The correct answer is A. Creepy because the task is specifically about extracting and analyzing geolocation information (geotags) from publicly shared media and mapping that data to real-world locations to infer employee movement patterns. In CEH-aligned reconnaissance/OSINT workflows, geolocation intelligence is a common element of footprinting because it can reveal sensitive operational details such as office locations, travel routines, meeting venues, home addresses, and patterns of presence/absence.

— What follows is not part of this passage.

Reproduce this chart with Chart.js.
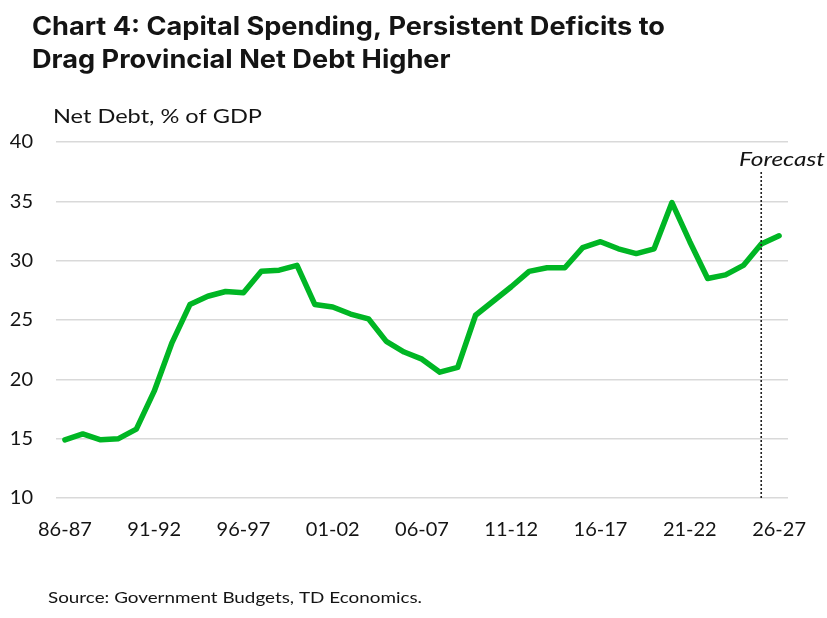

Tools designed for geolocation OSINT help testers identify whether staff are unintentionally exposing location metadata through social media posts, uploaded photos, or other public sources.
Creepy is purpose-built for geolocation reconnaissance: it collects location metadata associated with content and presents results in a way that supports mapping and timeline-style analysis, helping analysts correlate people, posts, and coordinates. This directly supports the goal of evaluating whether employees are disclosing sensitive information about office routines by publishing geotagged images. When used in an authorized assessment, such tooling helps demonstrate risk in a measurable way—for example, showing clusters of posts around a specific building, repeated visits at predictable times, or regular travel routes that could support surveillance, targeted social engineering, or physical intrusion planning.
Why the other options are less suitable: Social Searcher is primarily used for monitoring and searching social media content by keywords, usernames, hashtags, and mentions; it is useful for broad OSINT collection but is not specifically focused on geotag extraction and movement mapping. Sherlock is designed to find a username across many platforms, helping link identities, but it does not specialize in geolocation mapping. Maltego is a powerful link-analysis platform that can correlate entities (people, domains, emails, social profiles) and can support OSINT investigations, but for the narrow requirement of extracting and mapping geotagged location data from media, Creepy is the most direct and purpose-specific tool.
Therefore, the best tool for this geotagged image movement analysis task is Creepy.